L’agriculture africaine devra aussi compter avec deux facteurs dont les conséquences sur la vie des populations devraient croitre avec le temps. Le changement climatique est l’une des premières menaces planant au-dessus de la tête des fermiers africains. Une étude, publiée courant 2011 par l’université américaine de Stanford et menée en Afrique de 1999 à 2007 sur le maïs, montre clairement qu’en cas de hausse des températures, les pertes seraient énormes sur cette culture. L’intérêt de l’étude est donc de montrer l’importance de diversifier les productions afin de ne pas être pris au dépourvu.

Le Kenya, par exemple, ferait face à une terrible crise en cas de mauvaises récoltes : actuellement, le maïs représente 50% de l’alimentation quotidienne de la population kenyane. Mais le ministère kenyan de l’Agriculture a réagi : il a en effet décidé de distribuer des semences des cultures dites « orphelines ». Il espère ainsi développer les pommes de terre, le manioc, les haricots, ou encore le pois chiche. Tout cela dans un but clair : celui de réduire la dépendance au maïs. Le Rwanda, lui, a anticipé depuis quelque temps déjà les changements du climat : à Kigali et partout dans les provinces, des arbres par centaines sont plantés, et on veille sur les forêts avec un œil attentif.
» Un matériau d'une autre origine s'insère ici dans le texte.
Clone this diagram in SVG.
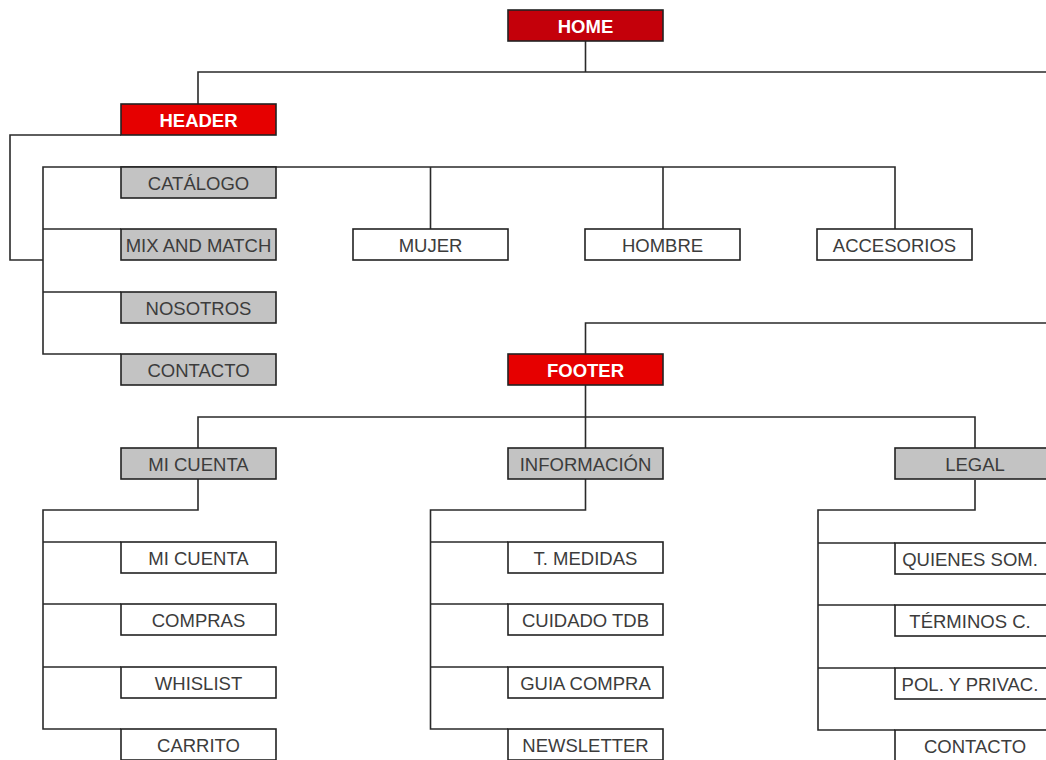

Le potentiel de production africain – gigantesque avec 60% des terres arables mondiales non cultivées – pourrait aussi subir l’accaparement de millions d’hectares de terres par des puissances étrangères. Entre 2004 et 2009, l’équivalent de terres grandes comme la Belgique serait passé sous bail étranger. Vingt-sept pays d’Afrique se sont déjà laissé séduire par des promoteurs fonciers, pour un total de 180 opérations. Comble de ces affaires : on retrouve en tête des transactions l’Ethiopie, Madagascar et le Soudan pour un total de 70 opérations. On aura remarqué que ces trois pays, qui acceptent que des exploitants étrangers s’approprient pour plusieurs décennies des centaines de milliers d’hectares, n’ont pas assuré leur sécurité alimentaire. Enfin, l’Union européenne avec son projet de voir 10% de son parc automobile rouler au biocarburant en 2020 pousse inconsciemment ses membres à acheter et à investir en Afrique.

Dernier épisode en date de cette reconquête de l’Afrique par les grandes puissances : la conférence du G8 intitulée « La nouvelle alliance sur la souveraineté alimentaire et la nutrition en Afrique », le 8 juin dernier à Londres. Pour les activistes africains, il n’y a pas de doute : l’offensive est lancée du côté des multinationales. Cette « alliance » est ainsi dénoncée par les organisations non-gouvernementales (ONG), et notamment par l’Algérienne Meriem Louanchi, de l’Association de réflexion, d’échanges et d’actions pour l’environnement et le développement. « Aujourd’hui, cet intérêt pour l’Afrique doit être replacé dans le contexte plus général des crises mondiales menaçantes dont les dimensions sont multiples et touchent les domaines financier, alimentaire, énergétique et écologique. Et l’Afrique, avec ses terres soi-disant “abondantes” mais “sous-utilisées”, est vue comme la nouvelle frontière », explique la militante. De nombreuses multinationales ont en effet annoncé des ouvertures d’usines un peu partout. Elles auront besoin de matières premières et donc de terres agricoles : une aubaine pour les semenciers mondiaux, comme l’Américain Monsanto, qui ont d’ores et déjà lancé des intrants spécialement conçus pour les sols africains…

Autant d’éléments qu’il ne faudra pas sous-estimer. Pour Olivier de Schutter, l’essor des multinationales est même contraire aux solutions qu’il préconise, comme  l’adoption de l’agroécologie (contraction d’agronomie et d’écologie).  Cela permettrait de meilleurs rendements : le rapporteur du droit à l’alimentation parle d’un doublement des récoltes en une décennie. En recyclant les nutriments et l’énergie utilisée, et en n’ayant pas recours à des éléments extérieurs comme les engrais chimiques, le sol supporte bien mieux les variations du climat et les fermiers réalisent du même coup d’intéressantes économies. Il s’agit de produire mieux, tout en préparant sereinement l’avenir. L’un des avantages de l’agroécologie serait de « gonfler » les revenus des exploitants. Une importance cruciale en Afrique, où la population vit encore dans certains pays à plus de 75% en zone rurale, le plus souvent sous le seuil de pauvreté. La FAO enfin dans son rapport 2011 demande aux Etats de s’appuyer sur les femmes pour garantir leur sécurité alimentaire : c’est en leur donnant un accès facilité à la production qu’elles pourront comme leurs homologues masculins avoir du poids et ainsi augmenter les rendements actuels.